Где-то у Шеллинга — о Шеллинг, великий танцовщик идей[74]! — в «Философии мифологии», произведении его истерзанной старости, убедительно и глубоко обосновывается тезис, что народ есть последняя инстанция своей мифологии, своих представлений о природе божественного.
Как появились народы? — задается он вопросом. Какой импульс привел человечество, изначально единое, к разделению? Библейское предание выводит членение народов из смешения языков. «Ничто не разделяет народы так глубоко, как язык, и только те два народа, которые говорят на разных языках, действительно разделены: то есть невозможно отчленить происхождение двух языков от происхождения двух народов»[75].[76]

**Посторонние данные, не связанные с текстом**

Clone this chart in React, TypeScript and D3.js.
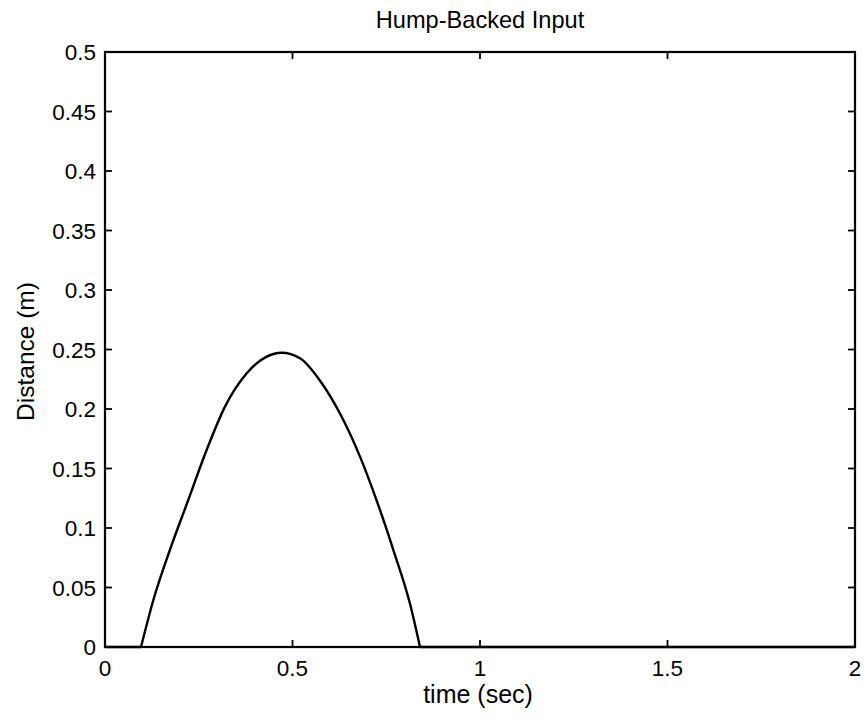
import React from "react";
import * as d3 from "d3";

const timeValues = [0, 0.096, 0.129, 0.173, 0.222, 0.271, 0.32, 0.378, 0.431, 0.471, 0.52, 0.573, 0.627, 0.68, 0.724, 0.769, 0.813, 0.84, 2];
const distanceValues = [0, 0, 0.0395, 0.0815, 0.1235, 0.1655, 0.202, 0.23, 0.244, 0.2473, 0.2426, 0.224, 0.196, 0.16, 0.1235, 0.0815, 0.0367, 0, 0];
const xTicks = [0, 0.5, 1, 1.5, 2];
const yTicks = [0, 0.05, 0.1, 0.15, 0.2, 0.25, 0.3, 0.35, 0.4, 0.45, 0.5];

const W = 868, H = 723;
const L = 105, R = 855, T = 52, B = 647;
const font = "'Liberation Sans', Arial, sans-serif";

export default function App() {
  const x = d3.scaleLinear().domain([0, 2]).range([L, R]);
  const y = d3.scaleLinear().domain([0, 0.5]).range([B, T]);
  const pts = timeValues.map((t, i) => [t, distanceValues[i]] as [number, number]);
  const n = pts.length;
  const hump = pts.slice(1, n - 1);
  const head = pts.slice(0, 2);
  const tail = pts.slice(n - 2);
  const curved = d3.line<[number, number]>().x(d => x(d[0])).y(d => y(d[1])).curve(d3.curveMonotoneX);
  const straight = d3.line<[number, number]>().x(d => x(d[0])).y(d => y(d[1]));
  const tl = 7;
  return (
    <svg width={W} height={H} style={{ position: "absolute", left: 0, top: 0, background: "#fff" }}>
      <rect x={0} y={0} width={W} height={H} fill="#fff" />
      <path d={straight(head) || ""} fill="none" stroke="#000" strokeWidth={2.4} />
      <path d={curved(hump) || ""} fill="none" stroke="#000" strokeWidth={2.4} strokeLinejoin="round" />
      <path d={straight(tail) || ""} fill="none" stroke="#000" strokeWidth={2.4} />
      <rect x={L} y={T} width={R - L} height={B - T} fill="none" stroke="#000" strokeWidth={2.2} />
      {xTicks.map(t => (
        <g key={"x" + t}>
          <line x1={x(t)} x2={x(t)} y1={B} y2={B - tl} stroke="#000" strokeWidth={1.8} />
          <line x1={x(t)} x2={x(t)} y1={T} y2={T + tl} stroke="#000" strokeWidth={1.8} />
          <text x={x(t)} y={676} textAnchor="middle" fontFamily={font} fontSize={22.5}>{String(t)}</text>
        </g>
      ))}
      {yTicks.map(t => (
        <g key={"y" + t}>
          <line x1={L} x2={L + tl} y1={y(t)} y2={y(t)} stroke="#000" strokeWidth={1.8} />
          <line x1={R} x2={R - tl} y1={y(t)} y2={y(t)} stroke="#000" strokeWidth={1.8} />
          <text x={96} y={y(t) + 8} textAnchor="end" fontFamily={font} fontSize={22.5}>{String(t)}</text>
        </g>
      ))}
      <text x={480} y={28} textAnchor="middle" fontFamily={font} fontSize={23.6}>Hump-Backed Input</text>
      <text x={478} y={703} textAnchor="middle" fontFamily={font} fontSize={25}>time (sec)</text>
      <text transform={`translate(34, ${(T + B) / 2 + 2}) rotate(-90)`} textAnchor="middle" fontFamily={font} fontSize={24.5}>Distance (m)</text>
    </svg>
  );
}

Но откуда пошла в свою очередь дифференциация языков? Язык есть продукт, ближайший к сознанию, и его расхождение в различных наречиях последовательно предполагает «духовный кризис в чем-то очень глубоко свойственном человеческой природе»[77]. Язык есть демонстрация радикальной общности душ, это — сам процесс общения. Изначальная общность языка свидетельствует о единстве мышления. А главным предметом мысли первобытного человека была не арифметика или физика, главным было представление о Боге, правящем этим миром, и о мире под управлением Бога, то есть миф.

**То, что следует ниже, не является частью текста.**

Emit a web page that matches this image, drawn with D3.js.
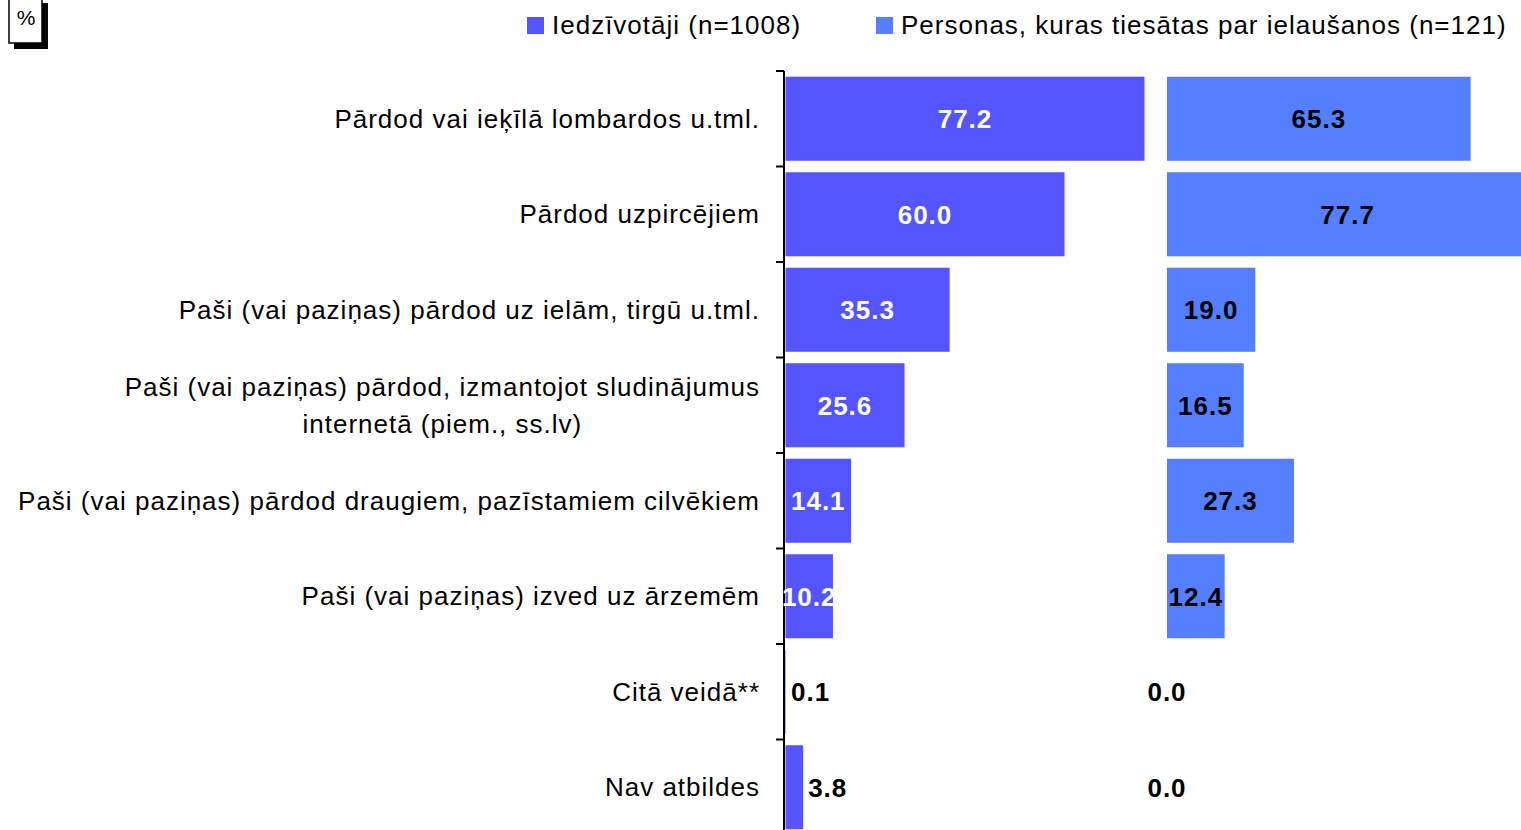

Итак, разрушение языкового единства должно быть объяснено, если следовать Шеллингу, сильнейшим потрясением глубин человеческого сознания. И поскольку это — его базовое содержание, из которого происходят все остальные идеации, поскольку некой общей матрицей был божественный миф, придется выводить процесс разделения народов из жуткого разлома, который открылся в общем постижении Бога. Единый Бог раскололся на отдельных богов, и человечество дезинтегрировалось, между частями его как бы возникли непреодолимые пропасти, и каждая общность людей расположилась компактно и изолированно с верой в одного из богов и отдаленно-враждебно по отношению к людям, мыслящим себе другого бога. Сомнение в едином Боге привело к изобретениям новых для разных народов, эти изобретения и стали народами.
Однако порассуждаем. Поставьте на место Бога в сознании народа идею большей эффективности, от которой вели бы свое происхождение все остальные идеи. Две общности, расходящиеся в этой главенствующей идее, не могут жить вместе, как клуб республиканцев и клуб хаймистов[78]. Они не могут жить вместе просто потому, что они не понимают друг друга. Говорят на языке идеологий, которые не взаимодействуют, а лишь взаимно отторгаются.

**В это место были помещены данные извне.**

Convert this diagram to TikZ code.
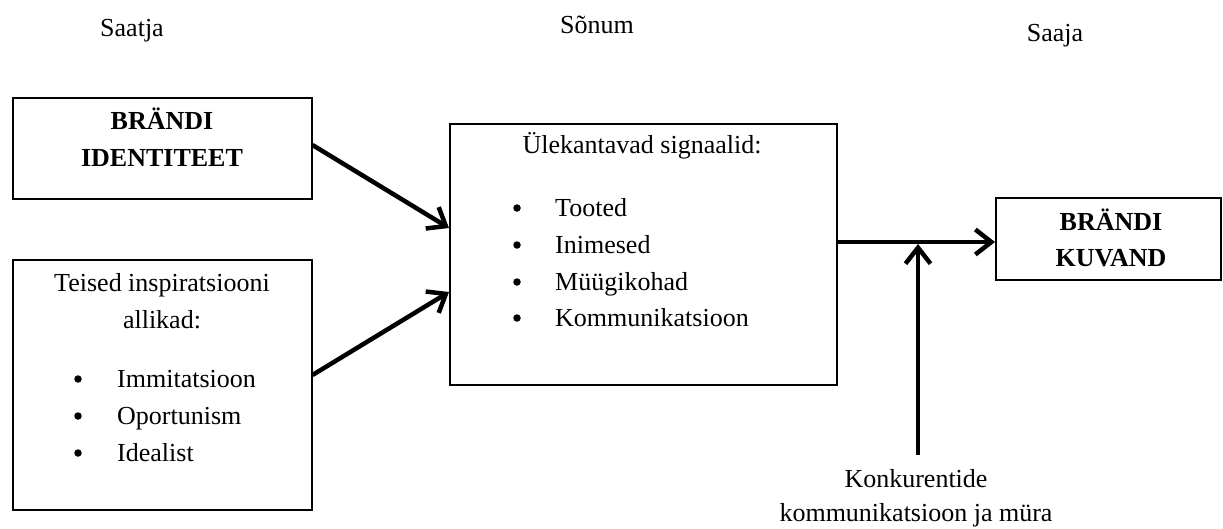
\documentclass[tikz,border=0pt]{standalone}
\usepackage{fontspec}
\setmainfont{Liberation Serif}
\usetikzlibrary{arrows.meta,calc}
\begin{document}
\begin{tikzpicture}[x=1pt,y=-1pt,
  box/.style={draw, line width=1.5pt, anchor=north west, inner sep=0pt},
  txt/.style={anchor=base, inner sep=0pt, font=\fontsize{26}{37}\selectfont},
  heavy/.style={txt, font=\fontsize{26}{37}\selectfont\bfseries},
  item/.style={txt, anchor=base west},
  dot/.style={circle, fill, inner sep=0pt, minimum size=7.5pt},
  flow/.style={line width=4.5pt, -{Straight Barb[length=16pt,width=25pt]}}]
\useasboundingbox (0,0) rectangle (1223,528);

% column headings
\node[txt] (sender)   at (132,36) {Saatja};
\node[txt] (message)  at (597,33) {Sõnum};
\node[txt] (receiver) at (1055,41) {Saaja};

% boxes
\node[box, minimum width=299pt, minimum height=101pt] (ident) at (12,97) {};
\node[box, minimum width=299pt, minimum height=250pt] (other) at (12,259) {};
\node[box, minimum width=387pt, minimum height=261pt] (signals) at (449,123) {};
\node[box, minimum width=225pt, minimum height=82pt] (image) at (995,197) {};

% brand identity
\node[heavy] (identA) at (162,129) {BRÄNDI};
\node[heavy] (identB) at (162,166) {IDENTITEET};

% other sources of inspiration
\node[txt] (otherA) at (162,291) {Teised inspiratsiooni};
\node[txt] (otherB) at (162,328) {allikad:};
\node[dot] (ob1) at (78,379) {};
\node[item] (oi1) at (117,387) {Immitatsioon};
\node[dot] (ob2) at (78,416) {};
\node[item] (oi2) at (117,424) {Oportunism};
\node[dot] (ob3) at (78,453) {};
\node[item] (oi3) at (117,461) {Idealist};

% transmitted signals
\node[txt] (sigA) at (642,153) {Ülekantavad signaalid:};
\node[dot] (sb1) at (517,208) {};
\node[item] (si1) at (555,216) {Tooted};
\node[dot] (sb2) at (517,245) {};
\node[item] (si2) at (555,253) {Inimesed};
\node[dot] (sb3) at (517,282) {};
\node[item] (si3) at (555,290) {Müügikohad};
\node[dot] (sb4) at (517,318) {};
\node[item] (si4) at (555,326) {Kommunikatsioon};

% brand image
\node[heavy] (imageA) at (1111,230) {BRÄNDI};
\node[heavy] (imageB) at (1111,266) {KUVAND};

% competitors and noise
\node[txt] (noiseA) at (916,487) {Konkurentide};
\node[txt] (noiseB) at (916,521) {kommunikatsioon ja müra};

% connectors
\coordinate (sigIn1) at ($(signals.north west)+(0,105)$);
\coordinate (sigIn2) at ($(signals.north west)+(0,169)$);
\coordinate (otherOut) at ($(other.north east)+(0,116)$);
\coordinate (identOut) at ($(ident.north east)+(0,48)$);
\coordinate (imgIn) at ($(image.north west)+(0,45)$);
\coordinate (sigOut) at (signals.east |- imgIn);
\coordinate (noiseFoot) at (918,455);
\coordinate (noiseJoin) at (918,244);

\draw[flow] (identOut) -- (sigIn1);
\draw[flow] (otherOut) -- (sigIn2);
\draw[flow] (sigOut) -- (imgIn);
\draw[flow] (noiseFoot) -- (noiseJoin);
\end{tikzpicture}
\end{document}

Шеллинг исходил из достаточно остроумной этимологии. Библейское смешение языков пошло из Вавилона. Что значит из Вавилона? Говорят, что «Bab-Bel» — ворота Бога. Ничего подобного. Настоящее значение дается в «Библии» в стихе 9[79]: «Вот почему было дано имя „Вавилон“. Потому что там спутал Иегова язык всем людям на земле и оттуда рассеял их по всей поверхности земли». Babel есть собственно Balbel, ономатопоэтическое слово, имитирующее шум, за который принимается при восприятии на слух незнакомый язык. Основа все та же, — продолжаем воспроизводить Шеллинга, — что и в греческом слове bárbaros, то есть, тот, кто говорит на другом языке, тот, кого мы не понимаем, или в латинском balbuties, во французском babil.[80] И в испанском balbucear, — добавляю я.